Détail de l’échantillonnage de la Manufacture Lainière Giovanni Maria Tonella & Figli de 1900.

Détail de l’échantillonnage de la Manufacture Lainière Giovanni Maria Tonella & Figli de 1900.

Au cours de cette même année, comme cela a déjà été mentionné, Giovanni Maria Tonella passa de vie à trépas. L’acte constitutif de la nouvelle société, rédigé au printemps, a un parfum d’hiver comme un présage de mort.  Giovanni Maria se savait sans doute malade et ne pouvait pas prolonger les temps. Les journaux le saluèrent en ces termes: “Des chrysanthèmes. Déposons avec révérence une fleur endeuillée sur la tombe accueillant la dépouille de l’illustre industriel Tonella Giovanni de Pray, qui, à l’âge seulement de 55 ans, a été enlevé à l’affection de sa nombreuse famille et de ses ouvriers, à l’estime de ses collègues du monde de l’industrie. Toutes nos condoléances à sa veuve éplorée, à ses fils et à ses chères filles ainsi qu’à leurs conjoints respectifs, pleurant tous cet immense malheur domestique”.

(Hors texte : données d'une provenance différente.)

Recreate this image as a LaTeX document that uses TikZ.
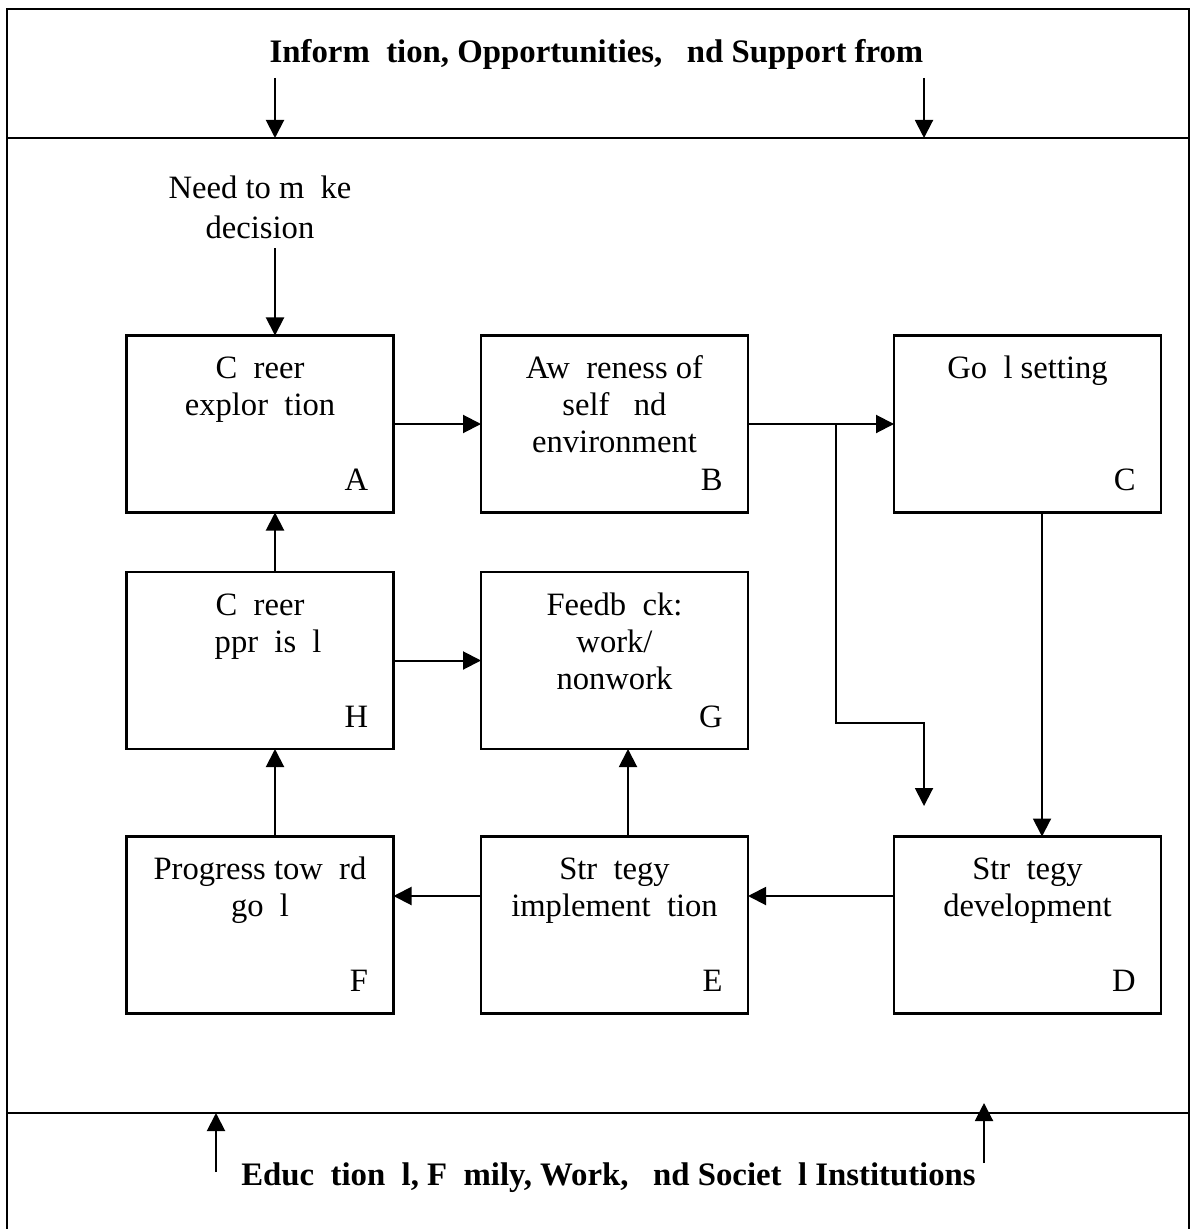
\documentclass[tikz,border=0pt]{standalone}
\usepackage{fontspec}
\setmainfont{Liberation Serif}
\usetikzlibrary{arrows.meta}
\begin{document}
\begin{tikzpicture}[x=0.5pt,y=-0.5pt,
  box/.style={draw, line width=1.3pt, minimum width=133.5pt, minimum height=88.5pt, inner sep=0pt, outer sep=0pt},
  boxtext/.style={anchor=north, align=center, inner sep=0pt, font=\fontsize{16.3}{18.5}\selectfont},
  needtext/.style={anchor=north, align=center, inner sep=0pt, font=\fontsize{16.3}{20}\selectfont},
  letter/.style={anchor=base east, inner sep=0pt, font=\fontsize{16.3}{18.5}\selectfont},
  arr/.style={-{Triangle[length=9pt,width=9pt]}, line width=1pt},
  frame/.style={line width=1.3pt},
  head/.style={font=\bfseries\fontsize{16.4}{20}\selectfont, inner sep=0pt, anchor=base}]
\useasboundingbox (0,0) rectangle (1192,1229);

% frame and bands
\draw[frame] (7,1229) -- (7,9) -- (1189,9) -- (1189,1229);
\draw[frame] (7,138) -- (1189,138);
\draw[frame] (7,1113) -- (1189,1113);

% headings
\node[head] (top) at (596.5,63) {Inform~ tion, Opportunities,~~ nd Support from};
\node[head] (bot) at (608.5,1185) {Educ~ tion~ l, F~ mily, Work,~~ nd Societ~ l Institutions};

% band arrows
\coordinate (t1s) at (275,78);  \coordinate (t1e) at (275,138);
\coordinate (t2s) at (924,78);  \coordinate (t2e) at (924,138);
\coordinate (b1s) at (216,1172); \coordinate (b1e) at (216,1113);
\coordinate (b2s) at (984,1163); \coordinate (b2e) at (984,1103);
\draw[arr] (t1s) -- (t1e);
\draw[arr] (t2s) -- (t2e);
\draw[arr] (b1s) -- (b1e);
\draw[arr] (b2s) -- (b2e);

% boxes
\node[box] (A) at (260,424) {};
\node[box] (B) at (614.5,424) {};
\node[box] (C) at (1027.5,424) {};
\node[box] (H) at (260,660.5) {};
\node[box] (G) at (614.5,660.5) {};
\node[box] (F) at (260,925) {};
\node[box] (E) at (614.5,925) {};
\node[box] (D) at (1027.5,925) {};

% box texts
\node[boxtext] (At) at ([yshift=-8.5pt]A.north) {\strut C~ reer\\explor~ tion};
\node[boxtext] (Bt) at ([yshift=-8.5pt]B.north) {\strut Aw~ reness of\\self~~ nd\\environment};
\node[boxtext] (Ct) at ([yshift=-8.5pt]C.north) {\strut Go~ l setting};
\node[boxtext] (Ht) at ([yshift=-8.5pt]H.north) {\strut C~ reer\\~ ppr~ is~ l};
\node[boxtext] (Gt) at ([yshift=-8.5pt]G.north) {\strut Feedb~ ck:\\work/\\nonwork};
\node[boxtext] (Ft) at ([yshift=-8.5pt]F.north) {\strut Progress tow~ rd\\go~ l};
\node[boxtext] (Et) at ([yshift=-8.5pt]E.north) {\strut Str~ tegy\\implement~ tion};
\node[boxtext] (Dt) at ([yshift=-8.5pt]D.north) {\strut Str~ tegy\\development};

% letters
\node[letter] (Al) at ([xshift=-12.5pt,yshift=11pt]A.south east) {A};
\node[letter] (Bl) at ([xshift=-12.5pt,yshift=11pt]B.south east) {B};
\node[letter] (Cl) at ([xshift=-12.5pt,yshift=11pt]C.south east) {C};
\node[letter] (Hl) at ([xshift=-12.5pt,yshift=11pt]H.south east) {H};
\node[letter] (Gl) at ([xshift=-12.5pt,yshift=11pt]G.south east) {G};
\node[letter] (Fl) at ([xshift=-12.5pt,yshift=11pt]F.south east) {F};
\node[letter] (El) at ([xshift=-12.5pt,yshift=11pt]E.south east) {E};
\node[letter] (Dl) at ([xshift=-12.5pt,yshift=11pt]D.south east) {D};

% need to make decision
\node[needtext] (need) at (260,170) {\strut Need to m~ ke\\decision};
\draw[arr] ([xshift=7.5pt,yshift=-4.5pt]need.south) -- ([xshift=7.5pt]A.north);

% connectors
\draw[arr] (A.east) -- (B.west);
\draw[arr] (B.east) -- (C.west);
\coordinate (split) at (836,424);
\coordinate (dropend) at (924,806);
\draw[arr] (split) -- ++(0,299) -| (dropend);
\draw[arr] ([xshift=7.25pt]C.south) -- ([xshift=7.25pt]D.north);
\draw[arr] ([yshift=14.5pt]D.west) -- ([yshift=14.5pt]E.east);
\draw[arr] ([yshift=14.5pt]E.west) -- ([yshift=14.5pt]F.east);
\draw[arr] ([xshift=7.5pt]F.north) -- ([xshift=7.5pt]H.south);
\draw[arr] ([xshift=7.5pt]H.north) -- ([xshift=7.5pt]A.south);
\draw[arr] ([xshift=6.75pt]E.north) -- ([xshift=6.75pt]G.south);
\draw[arr] (H.east) -- (G.west);
\end{tikzpicture}
\end{document}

Sa mort n’arrêta ni les machines à filer ni les métiers à tisser de la fabrique de Flecchia, là où depuis quelques années Giovanni Maria et ses fils s’étaient implantés. Leur destin avait croisé celui des Piantino et de leur établissement sur la rive du torrent entre la colline de Flecchia et le centre habité de Pray, autre histoire qui mérite d’être narrée.